§ **Given material**
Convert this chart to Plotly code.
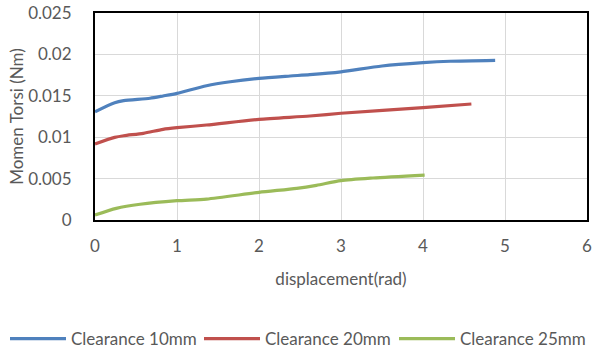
import plotly.graph_objects as go

# Displacement (rad) and torsional moment (Nm) for each clearance
x_10 = [0, 0.24, 0.35, 0.67, 0.83, 1.0, 1.36, 1.65, 2.0, 2.38, 2.62, 3.0, 3.5, 4.0, 4.33, 4.88]
y_10 = [0.01308, 0.01417, 0.01441, 0.0147, 0.01498, 0.0153, 0.01622, 0.0167, 0.01711, 0.01739,
        0.01755, 0.0179, 0.0186, 0.0190, 0.01917, 0.01928]

x_20 = [0, 0.24, 0.35, 0.59, 0.83, 1.0, 1.36, 2.0, 2.62, 3.0, 4.0, 4.59]
y_20 = [0.00918, 0.00998, 0.01018, 0.01047, 0.01095, 0.01115, 0.01147, 0.01216, 0.01256, 0.01289,
        0.01357, 0.01401]

x_25 = [0, 0.26, 0.55, 1.0, 1.36, 2.0, 2.46, 2.7, 3.0, 3.39, 4.02]
y_25 = [0.0006, 0.00141, 0.0019, 0.00233, 0.00253, 0.00334, 0.00383, 0.00419, 0.00475, 0.00507, 0.00543]

names = ["Clearance 10mm", "Clearance 20mm", "Clearance 25mm"]
colors = ["#4F81BD", "#C0504D", "#9BBB59"]

y_ticks = [0, 0.005, 0.01, 0.015, 0.02, 0.025]
y_tick_text = ["0", "0.005", "0.01", "0.015", "0.02", "0.025"]

txt = dict(family="Lato, Liberation Sans, sans-serif", size=17, color="#595959")

# one legend per series so the three entries sit side by side across the bottom
legend_ids = ["legend", "legend2", "legend3"]
legend_left = [5, 199, 394]

fig = go.Figure()
for xs, ys, name, color, lg in zip([x_10, x_20, x_25], [y_10, y_20, y_25], names, colors, legend_ids):
    fig.add_trace(go.Scatter(
        x=xs, y=ys, name=name, mode="lines", legend=lg,
        line=dict(color=color, width=3.2, shape="spline", smoothing=0.7),
    ))

legend_cfg = {}
for lg, left in zip(legend_ids, legend_left):
    legend_cfg[lg] = dict(orientation="h", xref="container", x=left / 594, xanchor="left",
                          yref="container", y=(348 - 339) / 348, yanchor="middle",
                          font=txt, itemwidth=56, bgcolor="rgba(0,0,0,0)")

fig.update_layout(
    width=594, height=348,
    margin=dict(l=95, r=7, t=13, b=128, autoexpand=False),
    paper_bgcolor="white", plot_bgcolor="white",
    font=txt,
    showlegend=True,
    **legend_cfg,
)
fig.update_xaxes(
    range=[0, 6], dtick=1, tick0=0,
    showgrid=True, gridcolor="#D9D9D9", gridwidth=1.3,
    showline=True, linecolor="black", linewidth=2, mirror=True,
    zeroline=False, ticks="", tickfont=txt, ticklabelstandoff=10,
    title=dict(text="displacement(rad)", font=txt, standoff=18),
)
fig.update_yaxes(
    range=[0, 0.025], tickvals=y_ticks, ticktext=y_tick_text,
    showgrid=True, gridcolor="#D9D9D9", gridwidth=1.3,
    showline=True, linecolor="black", linewidth=2, mirror=True,
    zeroline=False, ticks="", tickfont=txt, ticklabelstandoff=18,
    title=dict(text="Momen Torsi (Nm)", font=txt, standoff=0),
)

fig.write_html("out.html")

§ **Exercise prompt**
Leave out the pictures and output the rest of the material exactly as written.

§ **Answer to the problem**
Convert this chart to Plotly code.
import plotly.graph_objects as go

# Displacement (rad) and torsional moment (Nm) for each clearance
x_10 = [0, 0.24, 0.35, 0.67, 0.83, 1.0, 1.36, 1.65, 2.0, 2.38, 2.62, 3.0, 3.5, 4.0, 4.33, 4.88]
y_10 = [0.01308, 0.01417, 0.01441, 0.0147, 0.01498, 0.0153, 0.01622, 0.0167, 0.01711, 0.01739,
        0.01755, 0.0179, 0.0186, 0.0190, 0.01917, 0.01928]

x_20 = [0, 0.24, 0.35, 0.59, 0.83, 1.0, 1.36, 2.0, 2.62, 3.0, 4.0, 4.59]
y_20 = [0.00918, 0.00998, 0.01018, 0.01047, 0.01095, 0.01115, 0.01147, 0.01216, 0.01256, 0.01289,
        0.01357, 0.01401]

x_25 = [0, 0.26, 0.55, 1.0, 1.36, 2.0, 2.46, 2.7, 3.0, 3.39, 4.02]
y_25 = [0.0006, 0.00141, 0.0019, 0.00233, 0.00253, 0.00334, 0.00383, 0.00419, 0.00475, 0.00507, 0.00543]

names = ["Clearance 10mm", "Clearance 20mm", "Clearance 25mm"]
colors = ["#4F81BD", "#C0504D", "#9BBB59"]

y_ticks = [0, 0.005, 0.01, 0.015, 0.02, 0.025]
y_tick_text = ["0", "0.005", "0.01", "0.015", "0.02", "0.025"]

txt = dict(family="Lato, Liberation Sans, sans-serif", size=17, color="#595959")

# one legend per series so the three entries sit side by side across the bottom
legend_ids = ["legend", "legend2", "legend3"]
legend_left = [5, 199, 394]

fig = go.Figure()
for xs, ys, name, color, lg in zip([x_10, x_20, x_25], [y_10, y_20, y_25], names, colors, legend_ids):
    fig.add_trace(go.Scatter(
        x=xs, y=ys, name=name, mode="lines", legend=lg,
        line=dict(color=color, width=3.2, shape="spline", smoothing=0.7),
    ))

legend_cfg = {}
for lg, left in zip(legend_ids, legend_left):
    legend_cfg[lg] = dict(orientation="h", xref="container", x=left / 594, xanchor="left",
                          yref="container", y=(348 - 339) / 348, yanchor="middle",
                          font=txt, itemwidth=56, bgcolor="rgba(0,0,0,0)")

fig.update_layout(
    width=594, height=348,
    margin=dict(l=95, r=7, t=13, b=128, autoexpand=False),
    paper_bgcolor="white", plot_bgcolor="white",
    font=txt,
    showlegend=True,
    **legend_cfg,
)
fig.update_xaxes(
    range=[0, 6], dtick=1, tick0=0,
    showgrid=True, gridcolor="#D9D9D9", gridwidth=1.3,
    showline=True, linecolor="black", linewidth=2, mirror=True,
    zeroline=False, ticks="", tickfont=txt, ticklabelstandoff=10,
    title=dict(text="displacement(rad)", font=txt, standoff=18),
)
fig.update_yaxes(
    range=[0, 0.025], tickvals=y_ticks, ticktext=y_tick_text,
    showgrid=True, gridcolor="#D9D9D9", gridwidth=1.3,
    showline=True, linecolor="black", linewidth=2, mirror=True,
    zeroline=False, ticks="", tickfont=txt, ticklabelstandoff=18,
    title=dict(text="Momen Torsi (Nm)", font=txt, standoff=0),
)

fig.write_html("out.html")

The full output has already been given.